--- Begin ---

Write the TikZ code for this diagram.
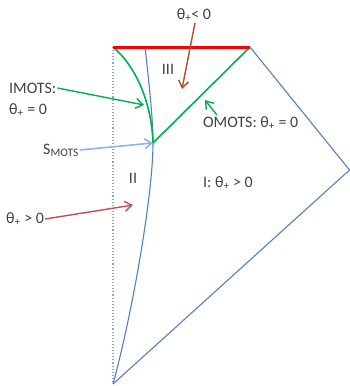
\documentclass[tikz,border=0pt]{standalone}
\usepackage{fontspec}
\setmainfont{Carlito}
\usetikzlibrary{positioning,arrows.meta,calc}
\definecolor{edgeblue}{RGB}{79,129,189}
\definecolor{paleblue}{RGB}{142,180,227}
\definecolor{motsgreen}{RGB}{0,176,80}
\definecolor{tipbrown}{RGB}{176,80,40}
\definecolor{tipred}{RGB}{192,80,77}
\definecolor{txtgray}{RGB}{64,64,64}
\newcommand{\thp}{θ\textsubscript{+}}
\tikzset{
  lbl/.style={text=txtgray,inner sep=1pt,font=\fontsize{16}{19}\selectfont},
  rand/.style={draw=edgeblue,line width=1.1bp},
  hor/.style={draw=motsgreen,line width=1.6bp},
  pfeil/.style={-{Straight Barb[length=7bp,width=10bp]},line width=1.4bp},
}

\begin{document}
\begin{tikzpicture}[x=1bp,y=-1bp]
  \useasboundingbox (0,0) rectangle (350,386);
  % corners of the diagram
  \coordinate (tl) at (113,47);
  \coordinate (tr) at (250,47);
  \coordinate (rt) at (349.5,170);
  \coordinate (bt) at (113,384);
  \coordinate (smots) at (153,143);
  % boundary
  \draw[rand] (tr) -- (rt) -- (bt);
  \draw[edgeblue!70,line width=1.1bp,dotted] (tl) -- (bt);
  \draw[rand] (145,47) .. controls (151,100) and (153,125) .. (smots)
    .. controls (153,195) and (132,315) .. (bt);
  \draw[hor] (tl) .. controls (140,70) and (152,110) .. (smots);
  \draw[hor] (smots) -- (tr);
  \draw[red,line width=3bp] (tl) -- (tr);
  % labels
  \node[lbl] (tneg) at (194,15) {\thp< 0};
  \node[lbl] (r3) at (168,69) {III};
  \node[lbl,anchor=west] (imots) at (8,88) {IMOTS:};
  \node[lbl,anchor=west] (imotsval) at (8,110) {\thp{} = 0};
  \node[lbl,anchor=west] (omots) at (202,123) {OMOTS: \thp{} = 0};
  \node[lbl,anchor=west] (slbl) at (42,150) {S\raisebox{-0.25ex}{\fontsize{11.5}{12}\selectfont MOTS}};
  \node[lbl] (r2) at (133,178) {II};
  \node[lbl] (r1) at (228,183) {I: \thp{} > 0};
  \node[lbl,anchor=west] (tpos) at (5,219) {\thp{} > 0};
  % arrow tips
  \coordinate (tnegTip) at (182,89);
  \coordinate (imotsTip) at (144,105);
  \coordinate (omotsTip) at (205,100);
  \coordinate (tposTip) at (133,205);
  % arrows
  \draw[pfeil,tipbrown] ([xshift=1bp]tneg.south) -- (tnegTip);
  \draw[pfeil,motsgreen] (imots.east) -- (imotsTip);
  \draw[pfeil,motsgreen] ([xshift=15bp]omots.north west) -- (omotsTip);
  \draw[pfeil,paleblue,line width=1.6bp] (slbl.east) -- (smots);
  \draw[pfeil,tipred] (tpos.east) -- (tposTip);
\end{tikzpicture}
\end{document}
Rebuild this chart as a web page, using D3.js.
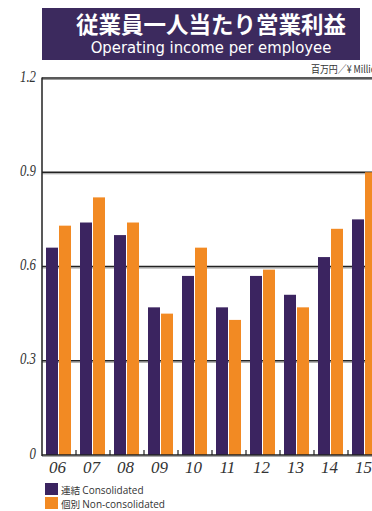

--- End ---

Task prompt:
Reproduce each entry precisely. Leave the pictures out.

Solution to this task:
Write the TikZ code for this diagram.
\documentclass[tikz,border=0pt]{standalone}
\usepackage{fontspec}
\setmainfont{Carlito}
\usetikzlibrary{positioning,arrows.meta,calc}
\definecolor{edgeblue}{RGB}{79,129,189}
\definecolor{paleblue}{RGB}{142,180,227}
\definecolor{motsgreen}{RGB}{0,176,80}
\definecolor{tipbrown}{RGB}{176,80,40}
\definecolor{tipred}{RGB}{192,80,77}
\definecolor{txtgray}{RGB}{64,64,64}
\newcommand{\thp}{θ\textsubscript{+}}
\tikzset{
  lbl/.style={text=txtgray,inner sep=1pt,font=\fontsize{16}{19}\selectfont},
  rand/.style={draw=edgeblue,line width=1.1bp},
  hor/.style={draw=motsgreen,line width=1.6bp},
  pfeil/.style={-{Straight Barb[length=7bp,width=10bp]},line width=1.4bp},
}

\begin{document}
\begin{tikzpicture}[x=1bp,y=-1bp]
  \useasboundingbox (0,0) rectangle (350,386);
  % corners of the diagram
  \coordinate (tl) at (113,47);
  \coordinate (tr) at (250,47);
  \coordinate (rt) at (349.5,170);
  \coordinate (bt) at (113,384);
  \coordinate (smots) at (153,143);
  % boundary
  \draw[rand] (tr) -- (rt) -- (bt);
  \draw[edgeblue!70,line width=1.1bp,dotted] (tl) -- (bt);
  \draw[rand] (145,47) .. controls (151,100) and (153,125) .. (smots)
    .. controls (153,195) and (132,315) .. (bt);
  \draw[hor] (tl) .. controls (140,70) and (152,110) .. (smots);
  \draw[hor] (smots) -- (tr);
  \draw[red,line width=3bp] (tl) -- (tr);
  % labels
  \node[lbl] (tneg) at (194,15) {\thp< 0};
  \node[lbl] (r3) at (168,69) {III};
  \node[lbl,anchor=west] (imots) at (8,88) {IMOTS:};
  \node[lbl,anchor=west] (imotsval) at (8,110) {\thp{} = 0};
  \node[lbl,anchor=west] (omots) at (202,123) {OMOTS: \thp{} = 0};
  \node[lbl,anchor=west] (slbl) at (42,150) {S\raisebox{-0.25ex}{\fontsize{11.5}{12}\selectfont MOTS}};
  \node[lbl] (r2) at (133,178) {II};
  \node[lbl] (r1) at (228,183) {I: \thp{} > 0};
  \node[lbl,anchor=west] (tpos) at (5,219) {\thp{} > 0};
  % arrow tips
  \coordinate (tnegTip) at (182,89);
  \coordinate (imotsTip) at (144,105);
  \coordinate (omotsTip) at (205,100);
  \coordinate (tposTip) at (133,205);
  % arrows
  \draw[pfeil,tipbrown] ([xshift=1bp]tneg.south) -- (tnegTip);
  \draw[pfeil,motsgreen] (imots.east) -- (imotsTip);
  \draw[pfeil,motsgreen] ([xshift=15bp]omots.north west) -- (omotsTip);
  \draw[pfeil,paleblue,line width=1.6bp] (slbl.east) -- (smots);
  \draw[pfeil,tipred] (tpos.east) -- (tposTip);
\end{tikzpicture}
\end{document}
Rebuild this chart as a web page, using D3.js.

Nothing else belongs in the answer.